The central bank’s dovish pivot this month had prompted analysts to warn of a “policy mistake” if cuts come too soon, though most predicted they would come before year end. Foreign investors, having had enough of Erdogan's unpredictable authoritariansm, have dumped Turkish assets in recent years due in part to concerns over the political independence of the central bank, given Erdogan ousted its last three governors over a 20-month span due to policy disagreements. A self-described “enemy” of interest rates, Erdogan said in June he spoke to Kavcioglu about the need for a rate cut in August. Last month, he said “we will start to see a fall in rates”.
Commenting on the turkish decision, Capital Economics' Jason Tuvey said that “Erdogan gets his way with surprise rate cut ... We think that further aggressive easing is likely over the next year. A few factors seem to have swayed the central bank to commence an easing cycle today. The first is the further decline in core inflation last month, to 16.8% y/y – CBRT Governor Sahap Kavcioglu had recently emphasised the ‘importance of core inflation indicators’ when determining the monetary policy stance.”

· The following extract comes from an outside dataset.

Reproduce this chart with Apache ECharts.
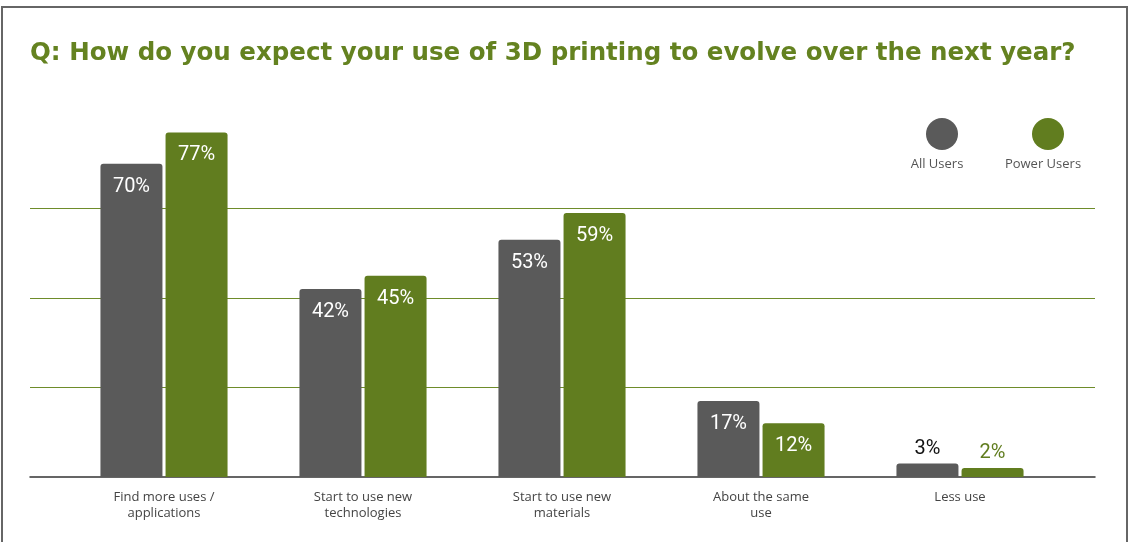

“The second is that policymakers seem to be concerned about the impact of the tight policy stance on activity. The latest hard activity figures showed that the economy made a soft start to Q3. Finally, Mr. Kavcioglu will have been well aware of what happened to previous CBRT governor’s that defied President Erdogan’s desire for rate cuts and may have moved on policy to save his job
The lira tumbled as much as 1.5% and stood at 8.76 against the dollar after earlier touching an all time low of 8.80. Depreciation brings further inflation in Turkey due to imports priced in hard currencies, but according to "Erdoganomics", lower rates lead to lower inflation in a revolutionary overhaul of conventional monetary thinking.
“People were set up to be short the currency, there were the comments you had from Erdogan and the whole story of the conflict with the central bank. Obviously the currency has weakened and it will weaken further, but I don’t think you are going to see it blow up completely because there was some positioning for this” said Peter Kisler, emerging markets portfolio manager at Trium Capital. Investor jitters had led to a more than 4% currency devaluation this month.